Agrippina Maggiore (14 aC-33 dC) era figlia di Marco Vipsanio Agrippa e di Giulia, a sua volta figlia di Augusto e Scribonia, seconda moglie dell’imperatore. Amava profondamente Germanico al quale aveva dato ben nove figli (molti partoriti tra le popolazioni barbare, perché aveva voluto seguire il marito in guerra), tra i quali uno, Caligola, sarebbe diventato imperatore ed una Agrippina Minore, moglie dell’imperatore Claudio e madre dell’imperatore Nerone. Anche lei era amata e rispettata: tra l’altro era stata salutata come una eroina, quando, al seguito del marito sul Reno in Germania, aveva impedito ai soldati di abbattere un ponte e aveva fatto preparare vettovaglie ed indumenti per soccorrere le legioni al rientro da una dura campagna invernale. Pisone, nel viaggio di ritorno lungo la Flaminia in Umbria, si fermò a Narni e poi scese in barca sul Nera e sul Tevere sino a Roma.

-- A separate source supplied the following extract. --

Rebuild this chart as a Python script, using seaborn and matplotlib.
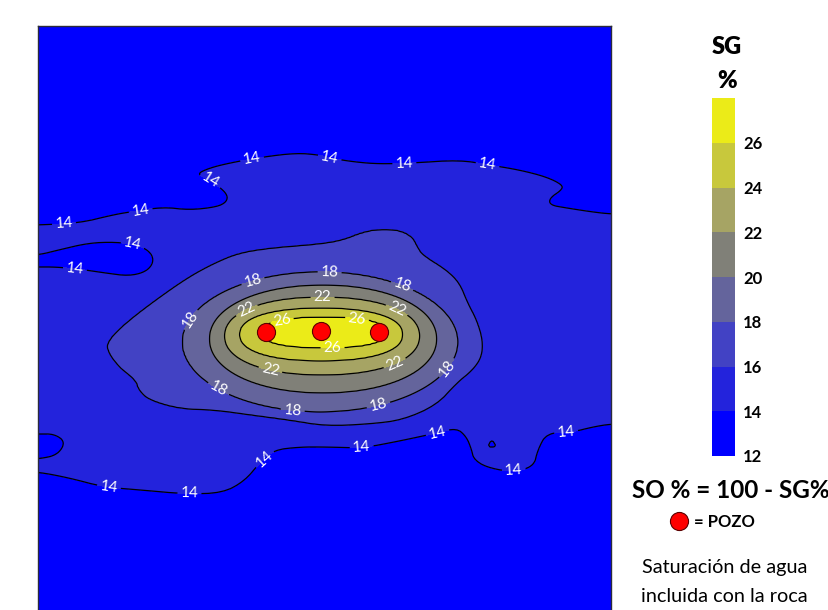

Il governatore, accusato con veemenza dalla vedova per l’avvelenamento di Germanico, si difese in senato con vigore negando ogni responsabilità e venne assolto dall’accusa di veneficio. Accusato, però, di irregolarità amministrative commesse in Siria, l’ex proconsole, prima che il verdetto venisse pronunciato, si tolse la vita. Pure Plancina, protetta di Livia, fu assolta. Svetonio e Tacito alludono al giallo, sebbene non offrano indizi sulle responsabilità. Prove di avvelenamento non emersero. Un cold case dell’antichità, insomma. Molto seguito perché Germanico, nonostante la giovane età (34 anni) aveva ottenuto gli “ornamenti trionfali” per le campagne in Pannonia e il trionfo per le guerre in Germania (dove aveva recuperato due delle tre aquile delle legioni massacrate da Arminio a Teutoburgo). Non manca chi ritiene che Pisone avesse agito su mandato di Tiberio in merito all’uccisione di Germanico, che godeva di un appeal particolare tra i soldati e la plebe, anche per i suoi modi semplici, alla mano, di relazionarsi con gli altri rispetto al carattere chiuso, riservato e freddo dello zio imperatore, sempre sospettoso e geloso dell’ombra di tutti. Il caso giudiziario, nonostante la tenacia e il coraggio di Agrippina Maggiore nel portare avanti le accuse, restò senza soluzioni giuridiche. La Tavola Ebana attesta, comunque, le fastose celebrazioni organizzate in tutto l’impero per il principe deceduto, le cui ceneri furono tumulate nel Mausoleo di Augusto.

La statua del Germanico, ad Amelia, forse frutto di queste iniziative di commemorazione pubblica, fu scoperta nel 1963 a seguito di lavori, poco fuori l’antica cinta muraria della città umbra.

Con la statua tornò alla luce anche un capitello decorato con trofei e navi, che probabilmente ricordava una vittoria navale di Augusto (o quella contro Sesto Pompeo a Nauloco o quella di Azio contro Marco Antonio e Cleopatra) e un’ara. La statua di altissima qualità, restaurata dalla Soprintendenza umbra, alta più di due metri, rappresenta il giovane Germanico in veste trionfale come generale vittorioso, con corazza e col braccio - nella posizione della “adlocutio” - appoggiato ad una lancia.

Di grande suggestione e pregio artistico la decorazione del pettorale sul quale è rappresentata la scena mitica dell’agguato di Achille a Troilo. Germanico non si distinse solo nelle armi, ma persino quale oratore e scrittore. Ha lasciato, infatti gli “Aratea” in esametri e frammenti di un'opera denominata “Prognostica”.

E Agrippina Maggiore? Entrata in rotta di collisione con Tiberio e col prefetto del pretorio Lucio Elio Seiano, le fu impedito di risposarsi con Gaio Asinio Pollione (senatore, ex console ed ex proconsole, fatto morire di fame) e finì per venire esiliata, come la madre Giulia, nell’isola di Pandataria (Ventotene) dove morì di inedia, fra terribili tormenti (sarebbe stata persino fustigata). Fu Caligola, una volta imperatore, a riportare le ceneri della sfortunata madre a Roma ed a farle tumulare nel Mausoleo di Augusto. Poco dopo la morte di Agrippina Maggiore anche Plancina fu costretta, scrive Tacito negli Annales, al suicidio.